>> Start

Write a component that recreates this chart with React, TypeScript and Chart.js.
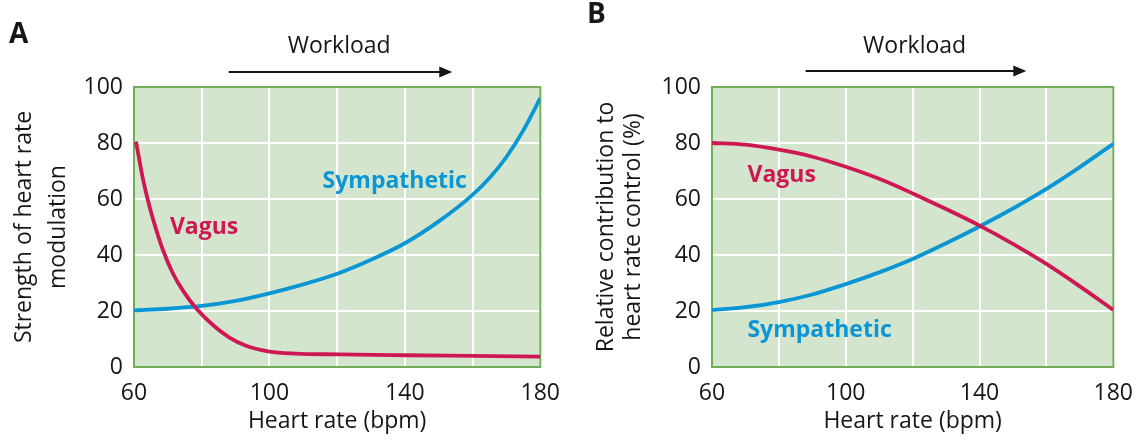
import React, { useEffect, useRef } from 'react';
import { Chart, registerables } from 'chart.js';

Chart.register(...registerables);

const FONT = '"Open Sans", "DejaVu Sans", sans-serif';
const TEXT_COLOR = '#161616';
const VAGUS_COLOR = '#cd1853';
const SYMP_COLOR = '#0a95d4';
const BG_COLOR = '#d4e5ce';
const BORDER_COLOR = '#72ad57';

// ---- tick labels / titles ----
const X_TICK_LABELS = [60, 100, 140, 180];
const X_MIN = 60;
const X_MAX = 180;
const X_STEP = 20;
const Y_MIN = 0;
const Y_MAX = 100;
const Y_STEP = 20;
const X_TITLE = 'Heart rate (bpm)';
const A_Y_TITLE = ['Strength of heart rate', 'modulation'];
const B_Y_TITLE = ['Relative contribution to', 'heart rate control (%)'];
const WORKLOAD_TEXT = 'Workload';
const WORKLOAD_ARROW = [88, 154]; // heart-rate span of the arrow
const WORKLOAD_CENTER = 120.6;

// ---- Panel A data ----
const A_VAGUS_X = [60.6, 62.7, 64.7, 66.7, 68.6, 71.5, 74.5, 78.4, 83.3, 88.2, 93.1, 100, 107.7, 120.4, 140, 160, 180];
const A_VAGUS_Y = [80.5, 66.8, 56.8, 48.5, 41.6, 33.4, 27.2, 20.9, 15.0, 10.5, 7.6, 5.5, 4.8, 4.5, 4.2, 3.95, 3.7];
const A_SYMP_X = [60, 70, 80, 90, 100, 110, 120, 130, 140, 150, 160, 165, 170, 175, 180];
const A_SYMP_Y = [20.2, 20.8, 21.8, 23.6, 26.3, 29.5, 33.3, 38.3, 44.2, 52, 61.5, 67.5, 75, 84.5, 96];

// ---- Panel B data ----
const B_VAGUS_X = [60, 70, 80, 90, 100, 110, 120, 130, 140, 150, 160, 170, 180];
const B_VAGUS_Y = [80, 79.4, 77.6, 75.1, 71.5, 67.2, 62, 56.4, 50.5, 44, 36.8, 28.8, 20.4];
const B_SYMP_X = [60, 70, 80, 90, 100, 110, 120, 130, 140, 150, 160, 170, 180];
const B_SYMP_Y = [20.3, 21.4, 23.2, 25.9, 29.6, 33.8, 38.6, 44.2, 50.2, 56.6, 63.6, 71.4, 79.7];

// ---- curve labels (data coordinates of the text's left/baseline) ----
const A_LABELS = [
  { text: 'Vagus', x: 70.6, y: 47.5, color: VAGUS_COLOR },
  { text: 'Sympathetic', x: 115.7, y: 64.1, color: SYMP_COLOR },
];
const B_LABELS = [
  { text: 'Vagus', x: 70.6, y: 66.2, color: VAGUS_COLOR },
  { text: 'Sympathetic', x: 70.6, y: 10.8, color: SYMP_COLOR },
];

const W = 573;
const H = 446;

const toPoints = (xs: number[], ys: number[]) => xs.map((x, i) => ({ x, y: ys[i] }));

const decorPlugin = {
  id: 'decor',
  beforeDraw(chart: any) {
    const { ctx, chartArea } = chart;
    ctx.save();
    ctx.fillStyle = BG_COLOR;
    ctx.fillRect(chartArea.left, chartArea.top, chartArea.right - chartArea.left, chartArea.bottom - chartArea.top);
    ctx.restore();
  },
  beforeDatasetsDraw(chart: any) {
    const { ctx, chartArea } = chart;
    ctx.save();
    ctx.strokeStyle = BORDER_COLOR;
    ctx.lineWidth = 2;
    ctx.strokeRect(chartArea.left, chartArea.top, chartArea.right - chartArea.left, chartArea.bottom - chartArea.top);
    ctx.restore();
  },
  afterDraw(chart: any, _args: any, opts: any) {
    const { ctx } = chart;
    const xs = chart.scales.x;
    const ys = chart.scales.y;
    ctx.save();
    ctx.textBaseline = 'alphabetic';
    // panel letter
    ctx.fillStyle = TEXT_COLOR;
    ctx.textAlign = 'left';
    ctx.font = `bold 28px ${FONT}`;
    ctx.fillText(opts.letter, opts.letterX, opts.letterY);
    // workload
    ctx.font = `23px ${FONT}`;
    ctx.textAlign = 'center';
    ctx.fillText(WORKLOAD_TEXT, xs.getPixelForValue(WORKLOAD_CENTER), 53);
    const x0 = xs.getPixelForValue(WORKLOAD_ARROW[0]);
    const x1 = xs.getPixelForValue(WORKLOAD_ARROW[1]);
    const ay = opts.arrowY;
    ctx.strokeStyle = TEXT_COLOR;
    ctx.lineWidth = 2;
    ctx.beginPath();
    ctx.moveTo(x0, ay);
    ctx.lineTo(x1 - 8, ay);
    ctx.stroke();
    ctx.beginPath();
    ctx.moveTo(x1, ay);
    ctx.lineTo(x1 - 13, ay - 5.5);
    ctx.lineTo(x1 - 13, ay + 5.5);
    ctx.closePath();
    ctx.fill();
    // curve labels
    ctx.textAlign = 'left';
    ctx.font = `bold 23px ${FONT}`;
    for (const l of opts.labels) {
      ctx.fillStyle = l.color;
      ctx.fillText(l.text, xs.getPixelForValue(l.x), ys.getPixelForValue(l.y));
    }
    ctx.restore();
  },
};

type PanelProps = {
  vagus: { x: number; y: number }[];
  symp: { x: number; y: number }[];
  yTitle: string[];
  titleLineHeight: number;
  titlePadTop: number;
  left: number;
  right: number;
  letter: string;
  letterX: number;
  letterY: number;
  arrowY: number;
  labels: any[];
};

function Panel(p: PanelProps) {
  const ref = useRef<HTMLCanvasElement>(null);
  useEffect(() => {
    if (!ref.current) return;
    const chart = new Chart(ref.current, {
      type: 'line',
      data: {
        datasets: [
          {
            label: 'Vagus',
            data: p.vagus,
            borderColor: VAGUS_COLOR,
            borderWidth: 3.8,
            pointRadius: 0,
            cubicInterpolationMode: 'monotone',
            fill: false,
          },
          {
            label: 'Sympathetic',
            data: p.symp,
            borderColor: SYMP_COLOR,
            borderWidth: 3.8,
            pointRadius: 0,
            cubicInterpolationMode: 'monotone',
            fill: false,
          },
        ],
      },
      options: {
        animation: false,
        responsive: false,
        devicePixelRatio: 1,
        layout: { padding: { top: 87, right: W - p.right, bottom: 0, left: 0 } },
        plugins: {
          legend: { display: false },
          tooltip: { enabled: false },
          decor: {
            letter: p.letter,
            letterX: p.letterX,
            letterY: p.letterY,
            arrowY: p.arrowY,
            labels: p.labels,
          },
        } as any,
        scales: {
          x: {
            type: 'linear',
            min: X_MIN,
            max: X_MAX,
            afterFit: (s: any) => {
              s.height = H - 367;
            },
            ticks: {
              stepSize: X_STEP,
              autoSkip: false,
              maxRotation: 0,
              padding: 13,
              color: TEXT_COLOR,
              font: { family: FONT, size: 23 },
              callback: (v: any) => (X_TICK_LABELS.includes(Number(v)) ? String(v) : ''),
            },
            grid: { color: '#ffffff', lineWidth: 2, drawTicks: false },
            border: { display: false },
            title: {
              display: true,
              text: X_TITLE,
              color: TEXT_COLOR,
              font: { family: FONT, size: 23, lineHeight: 1.2 },
              padding: { top: 0, bottom: 11 },
            },
          },
          y: {
            type: 'linear',
            min: Y_MIN,
            max: Y_MAX,
            afterFit: (s: any) => {
              s.width = p.left;
            },
            ticks: {
              stepSize: Y_STEP,
              padding: 11,
              color: TEXT_COLOR,
              font: { family: FONT, size: 23 },
            },
            grid: { color: '#ffffff', lineWidth: 2, drawTicks: false },
            border: { display: false },
            title: {
              display: true,
              text: p.yTitle,
              color: TEXT_COLOR,
              font: { family: FONT, size: 23, lineHeight: p.titleLineHeight },
              padding: { top: p.titlePadTop, bottom: 0 },
            },
          },
        },
      },
      plugins: [decorPlugin],
    } as any);
    return () => chart.destroy();
  }, []);
  return <canvas ref={ref} width={W} height={H} style={{ width: W, height: H, display: 'block' }} />;
}

export default function App() {
  return (
    <div style={{ position: 'absolute', left: 0, top: 0, width: 1146, height: 446, display: 'flex', background: '#fff' }}>
      <Panel
        vagus={toPoints(A_VAGUS_X, A_VAGUS_Y)}
        symp={toPoints(A_SYMP_X, A_SYMP_Y)}
        yTitle={A_Y_TITLE}
        titleLineHeight={34 / 23}
        titlePadTop={7.5}
        left={134}
        right={543}
        letter="A"
        letterX={9}
        letterY={43}
        arrowY={72}
        labels={A_LABELS}
      />
      <Panel
        vagus={toPoints(B_VAGUS_X, B_VAGUS_Y)}
        symp={toPoints(B_SYMP_X, B_SYMP_Y)}
        yTitle={B_Y_TITLE}
        titleLineHeight={26.5 / 23}
        titlePadTop={20.5}
        left={139}
        right={547}
        letter="B"
        letterX={14}
        letterY={23}
        arrowY={71}
        labels={B_LABELS}
      />
    </div>
  );
}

>> End

Leave out any pictures and return exactly the lines from the beginning of the data through the line with "Chart.register(...registerables);", inclusive.

» **Solution for this task**
Write a component that recreates this chart with React, TypeScript and Chart.js.
import React, { useEffect, useRef } from 'react';
import { Chart, registerables } from 'chart.js';

Chart.register(...registerables);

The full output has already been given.